One of the best ways to improve your investing efforts is to form a real estate partnership. This is particularly true when you find others who have strengths in areas where you need improvement. However, while most partnerships offer considerable advantages, there are things you should investigate before making the commitment.
In other words, how are you going to divide up the responsibilities? All too often, people agree to partnerships without defining what they will do as part of the overall effort. So, when discussing a partnership start off by asking who should be responsible for what areas and putting that down in writing. If you are not comfortable with the roles you have been assigned, you’ll want to speak up quickly so that you don’t wind up carrying the majority of the work or doing something that you are ill-suited to accomplish.
Not all splits are 50/50. In fact, you may find that a 65/35 or even greater split may be more suitable depending on the work or investment that is involved. Basically, you should allocate the split based on what you are comfortable with taking depending on your responsibilities. If you are comfortable with taking just 30% even though you did most of the work, at least you discussed the matter and agreed to it before the transaction began.
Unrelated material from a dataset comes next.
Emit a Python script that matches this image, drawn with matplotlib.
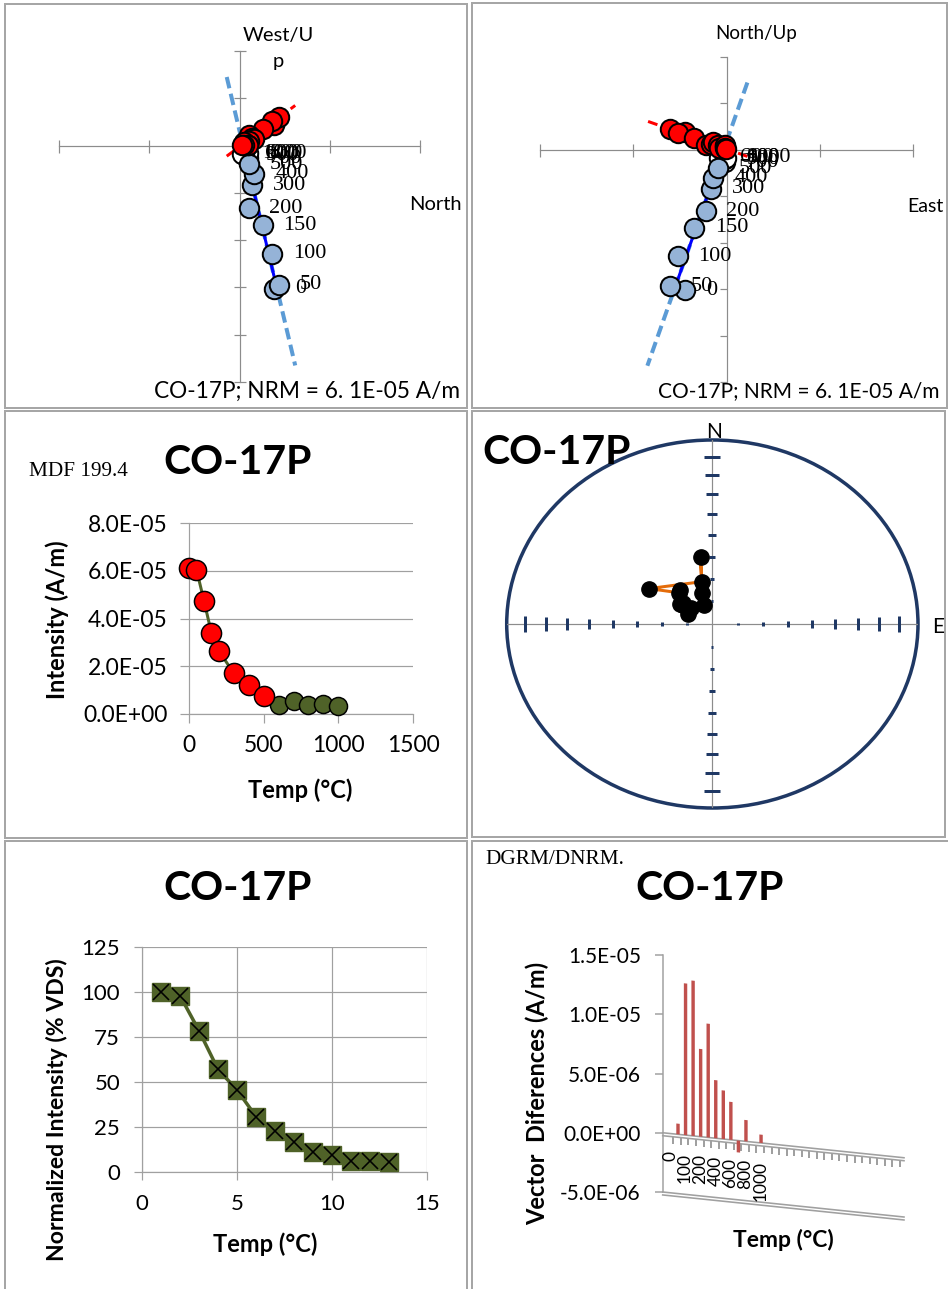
import numpy as np
import matplotlib
matplotlib.use("Agg")
import matplotlib.pyplot as plt
import matplotlib.transforms as mtransforms
from matplotlib.patches import Rectangle, Ellipse

W, H = 948, 1289
SANS = "Lato"
SERIF = "Liberation Serif"
plt.rcParams["font.family"] = [SANS, "DejaVu Sans"]

SAMPLE = "CO-17P"
NRM_TEXT = "CO-17P; NRM = 6. 1E-05 A/m"

# thermal demagnetisation steps (°C)
temps = [0, 50, 100, 150, 200, 300, 400, 500, 600, 700, 800, 900, 1000]
# remanence components per step, units of 1e-5 A/m
north = [0.76, 0.88, 0.73, 0.51, 0.20, 0.27, 0.33, 0.20, 0.10, 0.18, 0.19, 0.10, 0.05]
east = [-0.88, -1.22, -1.05, -0.69, -0.45, -0.34, -0.28, -0.19, -0.16, -0.04, -0.03, -0.03, -0.02]
up = [-6.05, -5.88, -4.58, -3.36, -2.65, -1.67, -1.20, -0.80, -0.33, -0.53, -0.33, -0.41, -0.34]
n_fit = 8  # 0-500 °C steps used for the principal component

# intensity decay (A/m)
intensity = [6.1e-5, 6.05e-5, 4.75e-5, 3.4e-5, 2.65e-5, 1.7e-5, 1.21e-5,
             0.75e-5, 0.38e-5, 0.56e-5, 0.38e-5, 0.42e-5, 0.34e-5]

# normalised vector difference sum
step_no = [1, 2, 3, 4, 5, 6, 7, 8, 9, 10, 11, 12, 13]
norm_vds = [100, 98, 78.5, 57, 45.6, 30.8, 22.9, 16.4, 10.9, 9.6, 5.9, 5.9, 5.4]

# vector differences between successive steps (A/m)
vdiff = [0.9e-6, 1.28e-5, 1.31e-5, 0.74e-5, 0.96e-5, 0.49e-5, 0.41e-5,
         0.32e-5, -0.10e-5, 0.18e-5, 0.0, 0.07e-5, 0.0]
vdiff_labels = ["0", "", "100", "", "200", "", "400", "", "600", "", "800", "", "1000"]
n_slots = 31

GRAY = "#A0A0A0"
OLIVE = "#4F6228"
NAVY = "#1F3864"
LBLUE = "#5B9BD5"
PX = 72 / 100  # points per pixel at 100 dpi

fig = plt.figure(figsize=(W / 100, H / 100), dpi=100)
fig.patch.set_facecolor("white")


def fx(px):
    return px / W


def fy(py):
    return 1 - py / H


def axes_px(x0, y0, x1, y1):
    return fig.add_axes([fx(x0), fy(y1), (x1 - x0) / W, (y1 - y0) / H])


def text_px(x, y, s, **kw):
    kw.setdefault("ha", "center")
    kw.setdefault("va", "center")
    return fig.text(fx(x), fy(y), s, **kw)


# panel frames
for (x0, y0, x1, y1) in [(5, 4, 467, 408), (472, 3, 947, 408), (5, 411, 467, 838),
                         (472, 411, 945, 837), (5, 841, 467, 1295), (472, 841, 952, 1295)]:
    fig.add_artist(Rectangle((fx(x0), fy(y1)), (x1 - x0) / W, (y1 - y0) / H,
                             transform=fig.transFigure, fill=False,
                             ec="#A6A6A6", lw=2 * PX))

N = np.array(north)
E = np.array(east)
U = np.array(up)

# principal component through the fitted steps
comp = np.column_stack([N, E, U])[:n_fit]
mean = comp.mean(axis=0)
_, _, vt = np.linalg.svd(comp - mean)
d = vt[0]
t_ext = (np.array([2.9, -9.3]) - mean[2]) / d[2]
ext = mean + np.outer(t_ext, d)
t_seg = (np.array([U[n_fit - 1], U[0]]) - mean[2]) / d[2]
seg = mean + np.outer(t_seg, d)


def zijderveld(ax, hx, hy, vx, vy, hline, vline, seg_v, ytick_dir):
    ax.set_xlim(-4, 4)
    ax.set_ylim(-10, 4)
    for s in ("top", "right"):
        ax.spines[s].set_visible(False)
    ax.spines["left"].set_position(("data", 0))
    ax.spines["bottom"].set_position(("data", 0))
    for s in ("left", "bottom"):
        ax.spines[s].set_color("#8C8C8C")
        ax.spines[s].set_linewidth(1.2 * PX)
    ax.set_xticks(np.arange(-4, 5, 2))
    ax.set_yticks(np.arange(-10, 5, 2))
    ax.tick_params(axis="x", direction="inout", length=13 * PX, color="#8C8C8C",
                   width=1.2 * PX, labelbottom=False)
    ax.tick_params(axis="y", direction=ytick_dir, length=(12 if ytick_dir == "inout" else 7) * PX,
                   color="#8C8C8C", width=1.2 * PX, labelleft=False)
    ax.patch.set_alpha(0)
    ax.plot(hline[0], hline[1], color="red", lw=3 * PX, dashes=(3.3, 2.0), zorder=2, clip_on=False)
    ax.plot(vline[0], vline[1], color=LBLUE, lw=4 * PX, dashes=(2.9, 1.4), zorder=2, clip_on=False)
    ax.plot(seg_v[0], seg_v[1], color="#0000FF", lw=3 * PX, zorder=2)
    for i, t in enumerate(temps):
        ax.annotate(str(t), (vx[i], vy[i]), xytext=(15, 0), textcoords="offset points",
                    ha="left", va="center", fontsize=16, family=SERIF, zorder=3)
    filled = np.arange(len(temps)) < n_fit
    ax.plot(vx[~filled], vy[~filled], "o", ms=14, mfc="white", mec="black",
            mew=2 * PX, ls="none", zorder=4, clip_on=False)
    ax.plot(vx[filled], vy[filled], "o", ms=14, mfc="#95B3D7", mec="black",
            mew=2 * PX, ls="none", zorder=5, clip_on=False)
    ax.plot(hx, hy, "o", ms=14, mfc="#FF0000", mec="black", mew=2 * PX,
            ls="none", zorder=6, clip_on=False)


# Zijderveld, North vs West/Up
ax1 = axes_px(59, 51, 420, 382)
zijderveld(ax1, N, -E, N, U,
           (ext[:, 0], -ext[:, 1]), (ext[:, 0], ext[:, 2]),
           (seg[:, 0], seg[:, 2]), "inout")
text_px(278, 35, "West/U", fontsize=14.5)
text_px(278, 62, "p", fontsize=14.5)
text_px(435, 204, "North", fontsize=14.5)
text_px(460, 391, NRM_TEXT, ha="right", fontsize=16.3)

# Zijderveld, East vs North/Up
ax2 = axes_px(540, 57, 913, 382)
zijderveld(ax2, E, N, E, U,
           (ext[:, 1], ext[:, 0]), (ext[:, 1], ext[:, 2]),
           (seg[:, 1], seg[:, 2]), "out")
text_px(756, 33, "North/Up", fontsize=13.5)
text_px(925, 206, "East", fontsize=14)
text_px(940, 391, NRM_TEXT, ha="right", fontsize=15)

# intensity decay
ax3 = axes_px(189, 523, 413, 714)
ax3.set_xlim(0, 1500)
ax3.set_ylim(0, 8e-5)
ax3.set_xticks([0, 500, 1000, 1500])
ax3.set_yticks(np.arange(0, 8.01e-5, 2e-5))
ax3.set_yticklabels(["{:.1E}".format(v) for v in ax3.get_yticks()])
ax3.grid(axis="y", color=GRAY, lw=1.2 * PX)
ax3.set_axisbelow(True)
for s in ("top", "right"):
    ax3.spines[s].set_visible(False)
for s in ("left", "bottom"):
    ax3.spines[s].set_color(GRAY)
    ax3.spines[s].set_linewidth(1.2 * PX)
ax3.tick_params(direction="out", length=9 * PX, color=GRAY, width=1.2 * PX,
                labelsize=16.5, pad=9)
ax3.plot(temps, intensity, color=OLIVE, lw=3 * PX, zorder=2)
ax3.plot(temps[n_fit:], intensity[n_fit:], "o", ms=13, mfc=OLIVE, mec="black",
         mew=1.5 * PX, zorder=3, clip_on=False)
ax3.plot(temps[:n_fit], intensity[:n_fit], "o", ms=14.5, mfc="#FF0000", mec="black",
         mew=1.5 * PX, zorder=4, clip_on=False)
text_px(57, 620, "Intensity (A/m)", rotation=90, fontsize=17, fontweight="bold")
text_px(300, 790, "Temp (°C)", fontsize=17, fontweight="bold")
text_px(238, 462, SAMPLE, fontsize=29.5, fontweight="bold")
text_px(29, 472, "MDF 199.4", ha="left", fontsize=15.3, family=SERIF)

# equal-area stereonet
ax4 = axes_px(506.7, 440, 918, 808)
ax4.set_xlim(-1, 1)
ax4.set_ylim(-1, 1)
ax4.axis("off")
ax4.add_patch(Ellipse((0, 0), 2, 2, fill=False, ec=NAVY, lw=3.5 * PX, clip_on=False, zorder=1))
ax4.plot([-1, 1], [0, 0], color="#8C8C8C", lw=1.2 * PX, zorder=1)
ax4.plot([0, 0], [-1, 1], color="#8C8C8C", lw=1.2 * PX, zorder=1)
net_inc = np.arange(10, 90, 10)
net_r = np.sqrt(2) * np.sin(np.radians(90 - net_inc) / 2)
for r in net_r:
    L = (2 + 16 * r ** 1.5) * PX
    for sgn in (-1, 1):
        ax4.plot(sgn * r, 0, marker="|", ms=L, mew=3 * PX, color=NAVY, zorder=2)
        ax4.plot(0, sgn * r, marker="_", ms=L * 1.05, mew=3 * PX, color=NAVY, zorder=2)
dec = np.degrees(np.arctan2(E, N))
inc = np.degrees(np.arctan2(-U, np.hypot(N, E)))
rr = np.sqrt(2) * np.sin(np.radians(90 - np.abs(inc)) / 2)
sx = rr * np.sin(np.radians(dec))
sy = rr * np.cos(np.radians(dec))
ax4.plot(sx, sy, color="#E46C0A", lw=3 * PX, zorder=3)
ax4.plot(sx, sy, "o", ms=11, mfc="black", mec="black", ls="none", zorder=4)
text_px(714, 432, "N", fontsize=15)
text_px(938, 627, "E", fontsize=15)
text_px(557, 453, SAMPLE, fontsize=29.5, fontweight="bold", zorder=5)

# normalised intensity
ax5 = axes_px(142, 947, 427, 1172)
ax5.set_xlim(0, 15)
ax5.set_ylim(0, 125)
ax5.set_xticks([0, 5, 10, 15])
ax5.set_yticks(np.arange(0, 126, 25))
ax5.grid(color=GRAY, lw=1.2 * PX)
ax5.set_axisbelow(True)
for s in ("top", "right"):
    ax5.spines[s].set_visible(False)
for s in ("left", "bottom"):
    ax5.spines[s].set_color(GRAY)
    ax5.spines[s].set_linewidth(1.2 * PX)
ax5.tick_params(direction="out", length=8 * PX, color=GRAY, width=1.2 * PX,
                labelsize=16, pad=10)
ax5.plot(step_no, norm_vds, color=OLIVE, lw=3.5 * PX, zorder=2)
ax5.plot(step_no, norm_vds, "s", ms=12.5, mfc=OLIVE, mec=OLIVE, zorder=3, clip_on=False)
ax5.plot(step_no, norm_vds, "x", ms=11.5, mec="black", mew=1.6 * PX, zorder=4, clip_on=False)
text_px(57, 1110, "Normalized Intensity (% VDS)", rotation=90, fontsize=16.6, fontweight="bold")
text_px(265, 1244, "Temp (°C)", fontsize=17, fontweight="bold")
text_px(238, 888, SAMPLE, fontsize=29.5, fontweight="bold")

# vector differences, drawn on a sheared floor
CAT = 7.55
c0 = (662.7 - 670) / CAT
c1 = c0 + (904 - 662.7) / CAT
ax6 = axes_px(662.7, 955, 904, 1192)
ax6.set_xlim(c0, c1)
ax6.set_ylim(-5e-6, 1.5e-5)
k = -(0.785 / 118.9) * 1e-5
shear = mtransforms.Affine2D(np.array([[1, 0, 0], [k, 1, -k * c0], [0, 0, 1]])) + ax6.transData
for s in ("top", "right", "bottom"):
    ax6.spines[s].set_visible(False)
ax6.spines["left"].set_color(GRAY)
ax6.spines["left"].set_linewidth(1.5 * PX)
ax6.set_xticks([])
ax6.set_yticks(np.arange(-5e-6, 1.51e-5, 5e-6))
ax6.set_yticklabels(["{:.1E}".format(v) for v in ax6.get_yticks()])
ax6.tick_params(axis="y", direction="out", length=8 * PX, color=GRAY, width=1.5 * PX,
                labelsize=15, pad=10)
ax6.patch.set_alpha(0)
for base in (0.0, -5e-6):
    for off in (0.0, -2.5e-7):
        ax6.plot([c0, c1], [base + off, base + off], color=GRAY, lw=1.6 * PX,
                 transform=shear, clip_on=False)
slots = np.arange(n_slots) + 0.45
ax6.vlines(slots, -2.5e-7, -8.5e-7, color=GRAY, lw=2 * PX, transform=shear, clip_on=False)
cats = np.arange(len(vdiff))
ax6.bar(cats + 1.06, vdiff, width=0.45, color="#C0504D", transform=shear, zorder=3,
        clip_on=False)
for c, lab in zip(cats, vdiff_labels):
    if lab:
        ax6.text(c, -1.5e-6, lab, rotation=90, ha="center", va="top", fontsize=12.5,
                 transform=shear, clip_on=False)
text_px(537, 1093, "Vector  Diferences (A/m)", rotation=90, fontsize=17, fontweight="bold")
text_px(783, 1240, "Temp (°C)", fontsize=16.5, fontweight="bold")
text_px(710, 888, SAMPLE, fontsize=29.5, fontweight="bold")
text_px(485, 860, "DGRM/DNRM.", ha="left", fontsize=15.3, family=SERIF)

fig.savefig("out.png", dpi=100)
Are you going to meet daily, once a week, or just when a deal is being created? Another important factor when it comes your partnership is how frequently you plan to communicate with each other. Remember that too much talk can be just as bad as too little, so make an arrangement that both of you are comfortable with and provide a way for immediate communication when something important arises in your real estate partnership.
Investing is also about allocating expenses, so you will need to agree on who pays for what. The last thing you want is to be accusing each other of not paying for fees or other items instead of making money while investing. So, map out how expenses will be paid and an agreement system for any type of dispute along those lines.
While you want every deal to go smoothly, there will be occasions when it is best to bail out. When things do not go as planned, you should have a way to alter course and change your plans to fit better circumstances. For example, the house you are about to sell may work better as a cash flow property or that land you are trying to sell may need to go for a lower price. In any case, have a system for discussing alternatives in case the original deal goes south.
Just like in marriage there will be disputes and even arguments along the way. The better you plan for resolving disputes, the easier time you will have in getting past your disagreement. It pays to know that the world will not end if you don’t get your way, so approach the dispute from a position of knowing where you stand and what reasonable alternatives exist. At the very least, you’ll take some heat away from the dispute when it happens in your real estate partnership.